I tried to switch to the Java client engine but I have run into a WebSocket issue (the bearer Authorization header is sent only by the CIO client engine, the Java engine does not include it 😕 ), so I need more time to refactor the apps...
Full stack trace:
Copy code
io.ktor.client.network.sockets.ConnectTimeoutException: Connect timeout has expired [url=..., connect_timeout=3000 ms]
        at io.ktor.client.plugins.HttpTimeoutKt.ConnectTimeoutException(HttpTimeout.kt:213)
        at io.ktor.client.plugins.HttpTimeoutKt.ConnectTimeoutException$default(HttpTimeout.kt:210)
        at io.ktor.client.engine.cio.Endpoint.getTimeoutException(Endpoint.kt:268)
        at io.ktor.client.engine.cio.Endpoint.connect(Endpoint.kt:257)
        at io.ktor.client.engine.cio.Endpoint.access$connect(Endpoint.kt:25)
        at io.ktor.client.engine.cio.Endpoint$connect$1.invokeSuspend(Endpoint.kt)
        at kotlin.coroutines.jvm.internal.BaseContinuationImpl.resumeWith(ContinuationImpl.kt:33)
        at kotlinx.coroutines.internal.ScopeCoroutine.afterResume(Scopes.kt:32)
        at kotlinx.coroutines.AbstractCoroutine.resumeWith(AbstractCoroutine.kt:102)
        at kotlin.coroutines.jvm.internal.BaseContinuationImpl.resumeWith(ContinuationImpl.kt:46)
        at kotlinx.coroutines.DispatchedTask.run(DispatchedTask.kt:106)
        at kotlinx.coroutines.internal.LimitedDispatcher$Worker.run(LimitedDispatcher.kt:115)
        at kotlinx.coroutines.scheduling.TaskImpl.run(Tasks.kt:103)
        at kotlinx.coroutines.scheduling.CoroutineScheduler.runSafely(CoroutineScheduler.kt:584)
        at kotlinx.coroutines.scheduling.CoroutineScheduler$Worker.executeTask(CoroutineScheduler.kt:800)

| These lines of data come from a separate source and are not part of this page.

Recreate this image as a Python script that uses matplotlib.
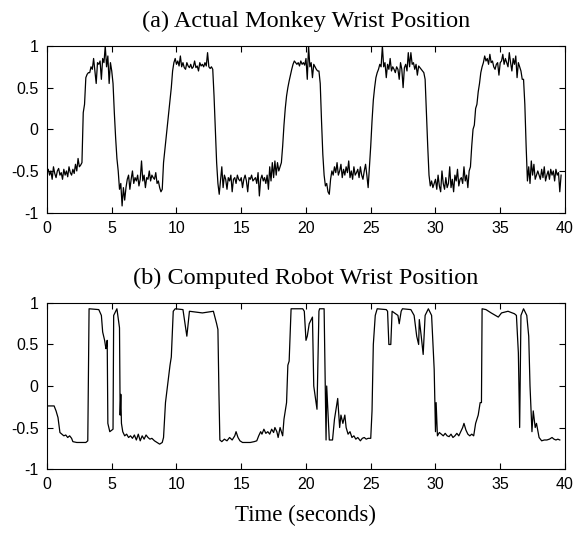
import numpy as np
import matplotlib.pyplot as plt

# (a) actual monkey wrist position, sampled every 0.1 s from t = 0
monkey_step = 0.1
monkey_pos = [
    -0.52, -0.48, -0.55, -0.50, -0.60, -0.45, -0.53, -0.58, -0.50, -0.47,
    -0.55, -0.52, -0.60, -0.48, -0.55, -0.50, -0.57, -0.45, -0.52, -0.55,
    -0.48, -0.53, -0.42, -0.50, -0.35, -0.45, -0.43, -0.40, 0.20, 0.30,
    0.62, 0.66, 0.68, 0.68, 0.75, 0.72, 0.85, 0.70, 0.55, 0.80,
    0.78, 0.82, 0.60, 0.85, 0.80, 1.00, 0.75, 0.88, 0.55, 0.80,
    0.70, 0.55, 0.20, -0.10, -0.35, -0.50, -0.72, -0.65, -0.92, -0.70,
    -0.85, -0.70, -0.60, -0.55, -0.72, -0.60, -0.50, -0.65, -0.58, -0.62,
    -0.55, -0.68, -0.60, -0.38, -0.62, -0.55, -0.70, -0.58, -0.60, -0.50,
    -0.62, -0.55, -0.58, -0.60, -0.52, -0.65, -0.62, -0.70, -0.75, -0.72,
    -0.40, -0.25, -0.10, 0.05, 0.20, 0.35, 0.50, 0.70, 0.80, 0.85,
    0.78, 0.82, 0.76, 0.88, 0.75, 0.80, 0.74, 0.72, 0.80, 0.76,
    0.74, 0.78, 0.73, 0.75, 0.82, 0.74, 0.76, 0.70, 0.80, 0.76,
    0.78, 0.75, 0.80, 0.76, 0.92, 0.75, 0.73, 0.75, 0.72, 0.40,
    0.00, -0.40, -0.65, -0.78, -0.62, -0.45, -0.70, -0.55, -0.60, -0.72,
    -0.58, -0.62, -0.55, -0.75, -0.60, -0.58, -0.65, -0.55, -0.60, -0.62,
    -0.58, -0.70, -0.60, -0.55, -0.62, -0.75, -0.58, -0.60, -0.55, -0.62,
    -0.60, -0.58, -0.65, -0.52, -0.80, -0.60, -0.55, -0.62, -0.58, -0.65,
    -0.55, -0.72, -0.45, -0.62, -0.40, -0.58, -0.38, -0.55, -0.40, -0.50,
    -0.45, -0.40, -0.20, 0.05, 0.25, 0.40, 0.50, 0.58, 0.65, 0.72,
    0.78, 0.82, 0.80, 0.78, 0.80, 0.76, 0.82, 0.78, 0.80, 0.77,
    0.85, 0.60, 1.00, 0.75, 0.80, 0.62, 0.78, 0.75, 0.72, 0.70,
    0.70, 0.55, 0.10, -0.30, -0.55, -0.68, -0.65, -0.75, -0.78, -0.60,
    -0.50, -0.55, -0.45, -0.52, -0.40, -0.55, -0.50, -0.42, -0.58, -0.48,
    -0.55, -0.45, -0.52, -0.38, -0.58, -0.50, -0.60, -0.45, -0.55, -0.52,
    -0.48, -0.58, -0.45, -0.55, -0.60, -0.50, -0.42, -0.55, -0.70, -0.45,
    -0.20, 0.10, 0.35, 0.50, 0.62, 0.68, 0.72, 0.78, 0.75, 1.00,
    0.75, 0.80, 0.62, 0.78, 0.72, 0.85, 0.70, 0.75, 0.72, 0.68,
    0.75, 0.72, 0.60, 0.80, 0.72, 0.50, 0.74, 0.78, 0.70, 0.92,
    0.75, 0.92, 0.78, 0.80, 0.72, 0.78, 0.65, 0.76, 0.74, 0.72,
    0.70, 0.68, 0.60, 0.20, -0.20, -0.55, -0.68, -0.62, -0.70, -0.65,
    -0.60, -0.72, -0.55, -0.68, -0.75, -0.50, -0.65, -0.72, -0.58, -0.70,
    -0.65, -0.45, -0.70, -0.60, -0.75, -0.55, -0.62, -0.48, -0.68, -0.60,
    -0.58, -0.65, -0.45, -0.62, -0.55, -0.70, -0.50, -0.45, -0.20, 0.00,
    0.05, 0.25, 0.30, 0.45, 0.55, 0.68, 0.75, 0.80, 0.88, 0.82,
    0.85, 0.78, 0.90, 0.80, 0.82, 0.75, 0.72, 0.78, 0.80, 0.65,
    0.80, 0.82, 0.90, 0.78, 0.85, 0.80, 0.75, 0.92, 0.80, 0.70,
    0.85, 0.78, 0.88, 0.62, 0.80, 0.75, 0.70, 0.60, 0.60, 0.30,
    -0.20, -0.62, -0.45, -0.65, -0.38, -0.55, -0.42, -0.60, -0.55, -0.50,
    -0.55, -0.60, -0.48, -0.58, -0.45, -0.62, -0.55, -0.50, -0.60, -0.48,
    -0.55, -0.50, -0.62, -0.48, -0.55, -0.52, -0.75, -0.55,
]

# (b) computed robot wrist position, read at the corners of the trace
robot_t = [
    # 0 - 5.8 s
    0.0, 0.55, 0.7, 0.85, 1.0, 1.15, 1.3, 1.45, 1.6, 1.75, 1.9, 2.0, 2.3,
    3.0, 3.15, 3.25, 4.0, 4.2, 4.3, 4.45, 4.55, 4.6, 4.65, 4.7, 4.85, 5.1,
    5.15, 5.4, 5.6, 5.65, 5.7, 5.75,
    # 5.8 - 13.3 s
    5.85, 6.0, 6.15, 6.3, 6.45, 6.6, 6.75, 6.9, 7.05, 7.2, 7.35, 7.5, 7.65,
    7.8, 7.95, 8.1, 8.3, 8.5, 8.7, 8.9, 9.0, 9.1, 9.15, 9.5, 9.6, 9.75, 9.9,
    10.5, 10.8, 11.0, 12.0, 12.85, 13.1, 13.2, 13.28,
    # 13.3 - 18.9 s
    13.35, 13.5, 13.7, 13.9, 14.1, 14.3, 14.5, 14.6, 14.75, 14.9, 15.1, 15.4,
    15.7, 16.0, 16.2, 16.35, 16.5, 16.6, 16.75, 16.9, 17.05, 17.2, 17.35,
    17.5, 17.6, 17.75, 17.85, 18.0, 18.2, 18.3, 18.5, 18.6, 18.7, 18.85,
    # 19.7 - 22.6 s
    19.75, 19.87, 20.0, 20.1, 20.25, 20.5, 20.6, 20.85, 21.0, 21.05, 21.4,
    21.55, 21.6, 21.8, 22.05, 22.2, 22.3, 22.45, 22.6,
    # 22.7 - 25.5 s
    22.7, 22.85, 23.0, 23.1, 23.25, 23.4, 23.55, 23.7, 23.85, 24.0, 24.2,
    24.35, 24.5, 24.65, 24.8, 25.0, 25.1, 25.2, 25.35, 25.5,
    # 26.2 - 30.1 s
    26.2, 26.3, 26.4, 26.55, 26.65, 27.1, 27.2, 27.35, 27.45, 28.1, 28.35,
    28.55, 28.7, 28.75, 28.9, 29.05, 29.2, 29.45, 29.7, 29.9, 30.0, 30.05,
    # 30.1 - 33.6 s
    30.15, 30.3, 30.45, 30.6, 30.75, 30.9, 31.05, 31.2, 31.35, 31.5, 31.65,
    31.8, 31.95, 32.1, 32.2, 32.35, 32.5, 32.65, 32.8, 32.95, 33.1, 33.3,
    33.45, 33.55, 33.6,
    # 33.9 - 39.6 s
    33.9, 34.3, 34.85, 35.1, 35.6, 36.1, 36.25, 36.4, 36.5, 36.6, 36.8,
    37.05, 37.2, 37.3, 37.45, 37.55, 37.7, 37.8, 38.0, 38.2, 38.4, 38.6,
    38.8, 39.0, 39.15, 39.3, 39.45, 39.6,
]
robot_pos = [
    -0.24, -0.24, -0.30, -0.38, -0.56, -0.58, -0.60, -0.59, -0.62, -0.60,
    -0.63, -0.67, -0.68, -0.68, -0.66, 0.93, 0.92, 0.85, 0.65, 0.55, 0.45,
    0.48, 0.55, -0.45, -0.55, -0.52, 0.85, 0.93, 0.70, -0.35, -0.10, -0.45,
    -0.55, -0.60, -0.58, -0.62, -0.60, -0.63, -0.59, -0.65, -0.58, -0.66,
    -0.60, -0.64, -0.59, -0.62, -0.64, -0.63, -0.66, -0.68, -0.70, -0.68,
    -0.62, -0.35, -0.20, 0.25, 0.35, 0.90, 0.93, 0.92, 0.60, 0.90, 0.88,
    0.90, 0.75, 0.68, -0.10,
    -0.65, -0.67, -0.64, -0.66, -0.62, -0.65, -0.60, -0.55, -0.62, -0.66,
    -0.68, -0.68, -0.68, -0.67, -0.66, -0.60, -0.55, -0.58, -0.52, -0.57,
    -0.55, -0.58, -0.52, -0.56, -0.50, -0.55, -0.62, -0.50, -0.60, -0.40,
    -0.20, 0.25, 0.30, 0.93,
    0.93, 0.90, 0.55, 0.60, 0.75, 0.83, 0.00, -0.28, 0.90, 0.93, 0.93,
    -0.65, 0.00, -0.65, -0.65, -0.40, -0.30, -0.15, -0.50,
    -0.35, -0.45, -0.35, -0.50, -0.58, -0.55, -0.62, -0.60, -0.64, -0.62,
    -0.66, -0.63, -0.62, -0.64, -0.63, -0.63, -0.30, 0.50, 0.85, 0.93,
    0.92, 0.90, 0.50, 0.50, 0.90, 0.85, 0.75, 0.90, 0.93, 0.92, 0.85,
    0.60, 0.50, 0.80, 0.60, 0.38, 0.85, 0.93, 0.85, 0.20, -0.55, -0.20,
    -0.60, -0.56, -0.58, -0.60, -0.57, -0.60, -0.61, -0.58, -0.62, -0.60,
    -0.57, -0.60, -0.55, -0.50, -0.45, -0.53, -0.58, -0.60, -0.58, -0.60,
    -0.45, -0.35, -0.20, -0.20, 0.93,
    0.92, 0.88, 0.83, 0.88, 0.90, 0.87, 0.85, 0.40, -0.50, 0.85, 0.93,
    0.85, 0.60, 0.00, -0.55, -0.30, -0.50, -0.45, -0.62, -0.66, -0.65,
    -0.65, -0.64, -0.62, -0.64, -0.65, -0.64, -0.65,
]

titles = ["(a) Actual Monkey Wrist Position", "(b) Computed Robot Wrist Position"]
xticks = [0, 5, 10, 15, 20, 25, 30, 35, 40]
yticks = [-1, -0.5, 0, 0.5, 1]
ytick_labels = ["-1", "-0.5", "0", "0.5", "1"]

monkey_t = np.arange(len(monkey_pos)) * monkey_step

fig = plt.figure(figsize=(5.73, 5.41), dpi=100)
ax_a = fig.add_axes([0.082, 0.607, 0.904, 0.308])
ax_b = fig.add_axes([0.082, 0.133, 0.904, 0.307])

for ax, t, y, title in [(ax_a, monkey_t, monkey_pos, titles[0]),
                        (ax_b, robot_t, robot_pos, titles[1])]:
    ax.plot(t, y, color="black", linewidth=0.9)
    ax.set_xlim(0, 40)
    ax.set_ylim(-1, 1)
    ax.set_xticks(xticks)
    ax.set_yticks(yticks)
    ax.set_yticklabels(ytick_labels)
    ax.tick_params(direction="in", top=True, right=True, length=4,
                   labelsize=11.5, pad=6)
    for lab in ax.get_xticklabels() + ax.get_yticklabels():
        lab.set_family("Liberation Sans")
    ax.set_title(title, family="Liberation Serif", fontsize=17.5, pad=14)

fig.text(0.533, 0.048, "Time (seconds)", family="Liberation Serif",
         fontsize=16.5, ha="center", va="center")

fig.savefig("out.png", dpi=100)
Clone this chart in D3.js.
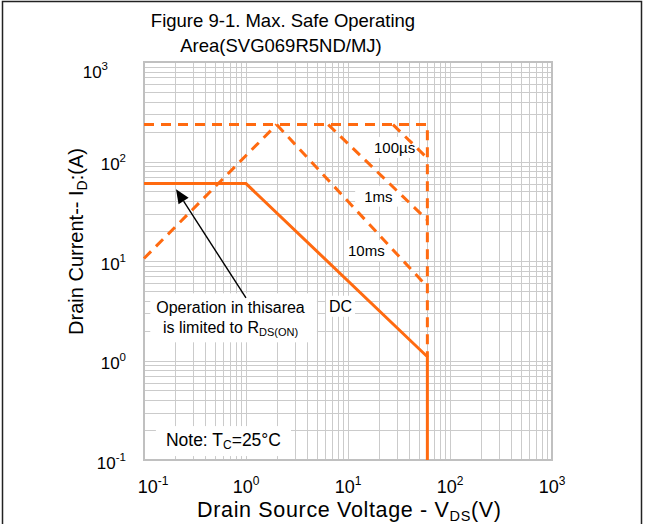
<!DOCTYPE html>
<html>
<head>
<meta charset="utf-8">
<script src="https://cdn.jsdelivr.net/npm/d3@7"></script>
<style>
body { margin: 0; background: #fff; }
text { font-family: "Liberation Sans", Arial, sans-serif; fill: #000; }
</style>
</head>
<body>
<svg id="chart" width="653" height="524"></svg>
<script>
// decades on both axes
var decades = [0.1, 1, 10, 100, 1000];
var decadeExp = ["-1", "0", "1", "2", "3"];

// DC limit (solid)
var dcV = [0.1, 1, 60, 60];
var dcI = [60, 60, 1.09, 0.1];
// max current / max voltage limit (dashed)
var limV = [0.1, 60, 60];
var limI = [235, 235, 1.09];
// RDS(on) limit (dashed)
var rdsV = [0.1, 2];
var rdsI = [10.6, 235];
// pulse lines (dashed)
var ms10V = [2, 60],     ms10I = [235, 5.5];
var ms1V = [6.4, 60],    ms1I = [235, 25.8];
var us100V = [27.6, 60], us100I = [235, 108];

// curve labels
var curveNames = ["100µs", "1ms", "10ms", "DC"];
var curveLabelV = [18, 14.4, 10, 6.5];
var curveLabelI = [122, 39.5, 11.2, 3.09];

// arrow (head, tail)
var arrowV = [0.206, 1.0];
var arrowI = [52.5, 4.25];

var orange = "#ff6a10";

var svg = d3.select("#chart");

var x = d3.scaleLog().domain([0.1, 1000]).range([144, 552]);
var y = d3.scaleLog().domain([0.1, 1000]).range([460, 62]);

// outer frame of the figure
svg.append("path")
    .attr("d", "M2.5,524V1.5H641.5V524")
    .attr("fill", "none")
    .attr("stroke", "#222")
    .attr("stroke-width", 1.5);

// grid
var grid = svg.append("g").attr("stroke", "#cbcbcb").attr("stroke-width", 1);
grid.selectAll(".vx")
    .data(x.ticks())
    .enter().append("line")
    .attr("x1", function (d) { return Math.round(x(d)) + 0.5; })
    .attr("x2", function (d) { return Math.round(x(d)) + 0.5; })
    .attr("y1", 62).attr("y2", 460);
grid.selectAll(".hy")
    .data(y.ticks())
    .enter().append("line")
    .attr("y1", function (d) { return Math.round(y(d)) + 0.5; })
    .attr("y2", function (d) { return Math.round(y(d)) + 0.5; })
    .attr("x1", 144).attr("x2", 552);

svg.append("rect")
    .attr("x", 144).attr("y", 62)
    .attr("width", 408).attr("height", 398)
    .attr("fill", "none")
    .attr("stroke", "#c0c0c0")
    .attr("stroke-width", 2);

// white boxes behind text
function boxed(sel, padX, padY) {
    var b = sel.node().getBBox();
    sel.node().parentNode.insertBefore(
        d3.create("svg:rect")
            .attr("x", b.x - padX).attr("y", b.y - padY)
            .attr("width", b.width + 2 * padX).attr("height", b.height + 2 * padY)
            .attr("fill", "#fff").node(),
        sel.node());
}

var notes = svg.append("g");

// Operation area note
var op = notes.append("g");
op.append("text")
    .attr("x", x(0.705)).attr("y", y(2.98))
    .attr("text-anchor", "middle")
    .style("font-size", "16px")
    .text("Operation in thisarea");
var op2 = op.append("text")
    .attr("x", x(0.705)).attr("y", y(2.98) + 20)
    .attr("text-anchor", "middle")
    .style("font-size", "16px");
op2.append("tspan").text("is limited to R");
op2.append("tspan").attr("dy", 3).style("font-size", "11px").text("DS(ON)");
var ob = op.node().getBBox();
op.insert("rect", "text")
    .attr("x", ob.x - 6).attr("y", ob.y - 6)
    .attr("width", ob.width + 18).attr("height", ob.height + 10)
    .attr("fill", "#fff");

// Tc note
var note = notes.append("text")
    .attr("x", x(0.164)).attr("y", y(0.138))
    .style("font-size", "17.5px");
note.append("tspan").text("Note: T");
note.append("tspan").attr("dy", 3).style("font-size", "12px").text("C");
note.append("tspan").attr("dy", -3).text("=25°C");
boxed(note, 10, 4);

// curve labels
curveNames.forEach(function (name, i) {
    var t = notes.append("text")
        .attr("x", x(curveLabelV[i])).attr("y", y(curveLabelI[i]))
        .style("font-size", name === "DC" ? "16px" : "15px")
        .text(name);
    boxed(t, name === "1ms" ? 9 : 3, 2);
});

// SOA lines
var line = d3.line()
    .x(function (d) { return x(d[0]); })
    .y(function (d) { return y(d[1]); });

function pairs(v, c) { return v.map(function (d, i) { return [d, c[i]]; }); }

var dashed = [pairs(limV, limI), pairs(rdsV, rdsI), pairs(ms10V, ms10I),
              pairs(ms1V, ms1I), pairs(us100V, us100I)];

svg.append("g").selectAll("path")
    .data(dashed)
    .enter().append("path")
    .attr("d", line)
    .attr("fill", "none")
    .attr("stroke", orange)
    .attr("stroke-width", 3)
    .attr("stroke-dasharray", "10,7");

svg.append("path")
    .attr("d", line(pairs(dcV, dcI)))
    .attr("fill", "none")
    .attr("stroke", orange)
    .attr("stroke-width", 3);

// arrow
var hx = x(arrowV[0]), hy = y(arrowI[0]), tx = x(arrowV[1]), ty = y(arrowI[1]);
var ang = Math.atan2(hy - ty, hx - tx);
var hl = 14, hw = 6;
var bx = hx - hl * Math.cos(ang), by = hy - hl * Math.sin(ang);
svg.append("line")
    .attr("x1", tx).attr("y1", ty).attr("x2", bx).attr("y2", by)
    .attr("stroke", "#000").attr("stroke-width", 1.4);
svg.append("path")
    .attr("d", "M" + hx + "," + hy +
        "L" + (bx + hw * Math.sin(ang)) + "," + (by - hw * Math.cos(ang)) +
        "L" + (bx - hw * Math.sin(ang)) + "," + (by + hw * Math.cos(ang)) + "Z")
    .attr("fill", "#000");

// tick labels
var xl = svg.append("g").selectAll("text")
    .data(decades)
    .enter().append("text")
    .attr("x", function (d, i) { return x(d) + (i === 0 ? 9 : 0); })
    .attr("y", 493)
    .attr("text-anchor", "middle")
    .style("font-size", "18px");
xl.append("tspan").text("10");
xl.append("tspan").attr("dy", -8).style("font-size", "12px")
    .text(function (d, i) { return decadeExp[i]; });

var yl = svg.append("g").selectAll("text")
    .data(decades)
    .enter().append("text")
    .attr("x", function (d, i) { return i === 4 ? 108 : 126; })
    .attr("y", function (d, i) { return y(d) + (i === 4 ? 16 : 8.5); })
    .attr("text-anchor", "end")
    .style("font-size", "17px");
yl.append("tspan").text("10");
yl.append("tspan").attr("dy", -8).style("font-size", "11.5px")
    .text(function (d, i) { return decadeExp[i]; });

// titles
var title = svg.append("text")
    .attr("text-anchor", "middle")
    .style("font-size", "18.5px");
title.append("tspan").attr("x", 283).attr("y", 27).text("Figure 9-1. Max. Safe Operating");
title.append("tspan").attr("x", 281).attr("y", 52).text("Area(SVG069R5ND/MJ)");

var xt = svg.append("text")
    .attr("x", 349).attr("y", 517)
    .attr("text-anchor", "middle")
    .attr("textLength", 304)
    .attr("lengthAdjust", "spacing")
    .style("font-size", "21.5px");
xt.append("tspan").text("Drain Source Voltage - V");
xt.append("tspan").attr("dy", 4).style("font-size", "14.5px").text("DS");
xt.append("tspan").attr("dy", -4).text("(V)");

var yt = svg.append("text")
    .attr("transform", "translate(82.5,241.5) rotate(-90)")
    .attr("text-anchor", "middle")
    .style("font-size", "20px");
yt.append("tspan").text("Drain Current-- I");
yt.append("tspan").attr("dy", 4).style("font-size", "14px").text("D");
yt.append("tspan").attr("dy", -4).text(":(A)");
</script>
</body>
</html>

        at kotlinx.coroutines.scheduling.CoroutineScheduler$Worker.runWorker(CoroutineScheduler.kt:704)
        at kotlinx.coroutines.scheduling.CoroutineScheduler$Worker.run(CoroutineScheduler.kt:691)
Environment: latest stable Kotlin, Ktor, JDK 21...
a
Can you please try using the
OkHttp
engine?
n
I switched to the Java engine for the polling and until now it seems to work as expected. (But I will need more time to tell it for sure.)
@Aleksei Tirman [JB] I haven't met the issue with the Java client engine since my previous comment. Should I specifically try the OkHttp engine as well to further investigate the root of the problem?
a
To further investigate the issue, the code snippet is required. You can test it with the OkHttp engine to make sure the problem is isolated in the CIO engine.
h
Hey @Norbi, out of curiosity... did you find the root cause? We are experiencing the same issue with the CIO engine. We noticed that we have a large number of TIME_WAIT sockets.
n
@Helio Unfortunatelly, no 😞 After I fixed a WebSocket authorization issue with the Java server engine, I switched to it, so currently I don't use the CIO server engine. (To tell the truth, I have been waiting for about a day before switching from CIO to Java but the issue have not appeared - sadly I didn't have more time to experiment 😞 )
Maybe you can try the recommendation of @Aleksei Tirman [JB] and switch to OkHttp (if you are on JVM).
h
Yes... I'd be keen on trying OkHttp... but I'd love to try to understand what could be the underlying cause. We noticed in our situation that with time these sockets grow so much. We had almost 5k sockets with TIME_WAIT status. I'm not sure if the CIO is still not production ready. I'm going to try using Apache5 for now... let's see if this will help. I was talking with @e5l and he mentioned he identified an issue about connection pooling https://kotlinlang.slack.com/archives/C0A974TJ9/p1701762890530939?thread_ts=1701236098.950109&cid=C0A974TJ9, but not sure if it has been fixed yet. :(
It has been ~4h since we replaced the CIO engine to Apache, and the JVM metrics such as heap / threads seems much more stable after the replacement.... I will monitor throughout the week to see if it will maintain... But there seems to have something fishy with the CIO indeed.
Despite this JVM metrics, we also noticed a high reduction of CPU and Memory, along with latency.
n
Thanks for the info, this is really useful! (And indeed, I didn't expect such a huge difference in resource consumption!)